* AIM:
The listing below should be copied in full, word for word.
___ MATERIAL
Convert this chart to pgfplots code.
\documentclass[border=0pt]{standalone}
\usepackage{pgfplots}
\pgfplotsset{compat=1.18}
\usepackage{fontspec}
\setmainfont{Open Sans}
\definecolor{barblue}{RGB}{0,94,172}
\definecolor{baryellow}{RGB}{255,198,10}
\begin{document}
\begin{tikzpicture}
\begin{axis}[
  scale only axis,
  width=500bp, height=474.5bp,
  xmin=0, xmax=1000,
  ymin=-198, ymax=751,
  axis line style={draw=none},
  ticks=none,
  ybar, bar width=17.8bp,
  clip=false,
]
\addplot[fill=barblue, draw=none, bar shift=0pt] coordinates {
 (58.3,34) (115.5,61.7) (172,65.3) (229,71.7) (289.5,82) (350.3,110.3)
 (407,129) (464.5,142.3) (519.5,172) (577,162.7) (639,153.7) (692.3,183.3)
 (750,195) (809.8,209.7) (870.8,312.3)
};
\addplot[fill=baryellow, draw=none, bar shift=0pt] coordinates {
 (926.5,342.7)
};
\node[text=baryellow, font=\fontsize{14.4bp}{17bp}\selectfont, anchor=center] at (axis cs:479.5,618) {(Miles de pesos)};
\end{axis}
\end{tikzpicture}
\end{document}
______
* RESPONSE TO THIS EXERCISE:
Convert this chart to pgfplots code.
\documentclass[border=0pt]{standalone}
\usepackage{pgfplots}
\pgfplotsset{compat=1.18}
\usepackage{fontspec}
\setmainfont{Open Sans}
\definecolor{barblue}{RGB}{0,94,172}
\definecolor{baryellow}{RGB}{255,198,10}
\begin{document}
\begin{tikzpicture}
\begin{axis}[
  scale only axis,
  width=500bp, height=474.5bp,
  xmin=0, xmax=1000,
  ymin=-198, ymax=751,
  axis line style={draw=none},
  ticks=none,
  ybar, bar width=17.8bp,
  clip=false,
]
\addplot[fill=barblue, draw=none, bar shift=0pt] coordinates {
 (58.3,34) (115.5,61.7) (172,65.3) (229,71.7) (289.5,82) (350.3,110.3)
 (407,129) (464.5,142.3) (519.5,172) (577,162.7) (639,153.7) (692.3,183.3)
 (750,195) (809.8,209.7) (870.8,312.3)
};
\addplot[fill=baryellow, draw=none, bar shift=0pt] coordinates {
 (926.5,342.7)
};
\node[text=baryellow, font=\fontsize{14.4bp}{17bp}\selectfont, anchor=center] at (axis cs:479.5,618) {(Miles de pesos)};
\end{axis}
\end{tikzpicture}
\end{document}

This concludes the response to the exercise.